The Washington Post’s factchecker gave Jeff Sessions three Pinocchios for a claim about Chicago homicide rates. In 2015, as part of a settlement with the American Civil Liberties Union, the city began requiring police officers to undergo training and record data on stop-and-frisk encounters; in 2016, the murder rate in Chicago jumped 60 percent. Two University of Utah professors concluded, in unpublished research, that the new stop-and-frisk protocols caused the spike in deaths, a conclusion that Attorney General Jeff Sessions echoed in a speech last week. As the Post’s factchecker noted, however, other cities decreased stop-and-frisk without recording subsequent rises in violent crime, including New York, Seattle, and Newark, and experts suggest that Chicago’experience may be an anomaly.

Weekend gun violence in Chicago returned to ongoing rates following a deadly spike. Two people were killed, and at least 16 more were wounded on Saturday and Sunday, which squares with the trend of lower rates of gun violence in the city so far this year. The first week of May, when nine people were killed and 76 were wounded, was the city’s deadliest in 2018. Until then, Chicago had been averaging about 42 shootings a week.

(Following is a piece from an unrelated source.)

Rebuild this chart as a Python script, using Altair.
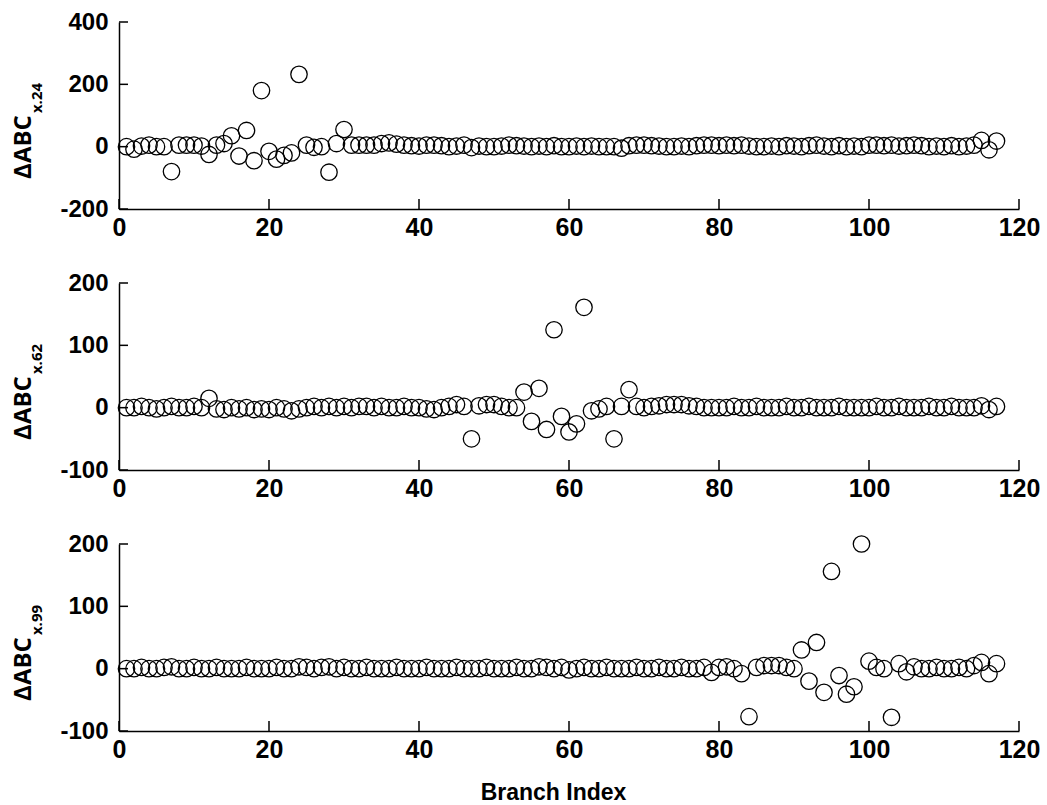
import altair as alt
import pandas as pd

x_index = list(range(1, 118))

abc_24 = [0, -8, 2, 5, 0, 0, -80, 5, 5, 5,
          2, -25, 5, 10, 35, -30, 52, -45, 180, -15,
          -40, -28, -20, 232, 5, -2, 0, -82, 10, 55,
          5, 5, 5, 5, 10, 12, 8, 5, 3, 2,
          5, 5, 3, 0, 2, 5, -3, 2, 0, 0,
          2, 5, 3, 2, 0, 2, 0, 3, 0, 0,
          2, 0, 2, 0, 0, 0, -5, 3, 5, 5,
          3, 2, 0, 0, 2, 0, 3, 5, 5, 3,
          5, 3, 5, 2, 0, 0, 2, 0, 3, 2,
          0, 3, 5, 2, 0, 3, 0, 2, 0, 5,
          5, 3, 5, 2, 3, 5, 3, 0, 2, 0,
          3, 0, 2, 5, 20, -10, 18]

abc_62 = [0, 0, 2, 0, -2, 0, 2, 0, 0, 2,
          0, 15, -2, -3, 0, -2, 0, -3, -2, -3,
          0, -2, -5, -2, 0, 2, 0, 2, 0, 2,
          0, 2, 2, 0, 2, 0, 0, 2, 0, 0,
          -2, -3, 0, 2, 5, 2, -50, 3, 5, 5,
          2, 0, 0, 25, -22, 31, -35, 125, -14, -39,
          -26, 161, -5, -2, 2, -50, 2, 29, 2, 0,
          2, 3, 5, 5, 5, 3, 2, 0, 0, 0,
          0, 2, 0, 0, 2, 0, 0, 0, 2, 0,
          0, 2, 0, 0, 0, 2, 0, 0, 0, 0,
          2, 0, 0, 2, 0, 0, 0, 2, 0, 0,
          2, 0, 0, 0, 3, -3, 2]

abc_99 = [0, 0, 2, 0, 0, 2, 3, 0, 0, 2,
          0, 0, 2, 0, 0, 0, 2, 0, 0, 0,
          2, 0, 0, 3, 2, 0, 2, 3, 0, 2,
          0, 0, 2, 0, 0, 0, 2, 0, 0, 0,
          2, 0, 0, 0, 2, 0, 0, 0, 2, 0,
          0, 0, 2, 0, 0, 3, 2, 0, 2, -2,
          0, 2, 0, 0, 2, 0, 0, 0, 2, 0,
          0, 2, 0, 0, 2, 0, 0, 2, -6, 2,
          3, 0, -8, -77, 2, 5, 5, 5, 2, 0,
          30, -20, 42, -38, 156, -11, -41, -29, 200, 12,
          2, 0, -78, 8, -5, 3, 0, 0, 2, 0,
          0, 2, 0, 5, 10, -8, 8]

x_ticks = [0, 20, 40, 60, 80, 100, 120]
y_ticks_top = [-200, 0, 200, 400]
y_ticks_low = [-100, 0, 100, 200]
y_title_main = "ΔABC"
y_subscripts = ["x.24", "x.62", "x.99"]
x_title = "Branch Index"

W = 900
H = 187
LAB = "Liberation Sans, Arial, sans-serif"
TITLEF = "Open Sans, Noto Sans, sans-serif"


def panel(values, ydom, yticks, sub, last):
    df = pd.DataFrame({"idx": x_index, "val": values})
    xs = alt.Scale(domain=[0, 120], nice=False, zero=False)
    ys = alt.Scale(domain=ydom, nice=False, zero=False)
    xaxis_kw = dict(values=x_ticks, ticks=False, grid=False, labelFont=LAB,
                    labelFontSize=25, labelFontWeight="bold", labelColor="black",
                    labelPadding=6, labelFlush=False, labelOverlap=False,
                    domainColor="black", domainWidth=1.5)
    if last:
        xaxis = alt.Axis(title=x_title, titleFont=LAB, titleFontSize=23,
                         titleFontWeight="bold", titleColor="black",
                         titleX=434, titleY=50, titleBaseline="top",
                         titleAlign="center", **xaxis_kw)
    else:
        xaxis = alt.Axis(title=None, **xaxis_kw)
    yaxis = alt.Axis(values=yticks, ticks=False, grid=False, title=None,
                     labelFont=LAB, labelFontSize=24, labelFontWeight="bold",
                     labelColor="black", labelPadding=11, labelOverlap=False,
                     labelExpr="'' + datum.value",
                     domainColor="black", domainWidth=1.5)
    pts = alt.Chart(df).mark_point(shape="circle", filled=False, color="black",
                                   size=270, strokeWidth=1.3, opacity=1).encode(
        x=alt.X("idx:Q", scale=xs, axis=xaxis),
        y=alt.Y("val:Q", scale=ys, axis=yaxis),
    )
    ytk = alt.Chart(pd.DataFrame({"v": yticks})).mark_rule(
        color="black", strokeWidth=1.5).encode(
        y=alt.Y("v:Q", scale=ys, axis=None),
        x=alt.value(0), x2=alt.value(9),
    )
    xtk = alt.Chart(pd.DataFrame({"t": x_ticks})).mark_rule(
        color="black", strokeWidth=1.5).encode(
        x=alt.X("t:Q", scale=xs, axis=None),
        y=alt.value(H - 10), y2=alt.value(H),
    )
    main = alt.Chart(pd.DataFrame({"s": [y_title_main]})).mark_text(
        font=TITLEF, fontWeight="bold", fontSize=24, angle=270,
        align="center", baseline="middle", color="black").encode(
        text="s:N", x=alt.value(-95), y=alt.value(125))
    subt = alt.Chart(pd.DataFrame({"s": [sub]})).mark_text(
        font=TITLEF, fontWeight="bold", fontSize=15, angle=270,
        align="center", baseline="middle", color="black").encode(
        text="s:N", x=alt.value(-82), y=alt.value(76))
    return alt.layer(pts, ytk, xtk, main, subt).resolve_axis(
        x="independent", y="independent").properties(width=W, height=H)


p1 = panel(abc_24, [-200, 400], y_ticks_top, y_subscripts[0], False)
p2 = panel(abc_62, [-100, 200], y_ticks_low, y_subscripts[1], False)
p3 = panel(abc_99, [-100, 200], y_ticks_low, y_subscripts[2], True)

chart = alt.vconcat(p1, p2, p3, spacing=74, bounds="flush").properties(
    padding={"left": 12, "top": 10, "right": 5, "bottom": 5},
    background="white",
).configure_view(stroke=None)

chart.save("out.html", embed_options={"renderer": "svg", "actions": False})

Oklahoma’s Republican governor vetoed a permitless-carry bill. The measure would also have eliminated the training requirement that gun owners must currently fulfill before carrying a gun in public. By rejecting the bill, Mary Fallin bucked a trend that has seen at least 10 states strip away permitting requirements over the past decade.

ONE LAST THING

The man who wrestled a rifle away from the Waffle House gunman met with Parkland survivors over the weekend. James Shaw Jr. sustained burns to his hands while disarming the gunman who fatally shot four people in Tennessee last month. Emma Gonzalez, a senior at Marjory Stoneman Douglas High School and one of the most prominent organizers of the March for Our Lives, had tweeted that Shaw is her hero. After the two connected on Saturday, Shaw showed the feeling was mutual, tweeting that he “met one of my heroes today.” Since the Waffle House shooting on April 22, Shaw has raised nearly $250,000 for the victims.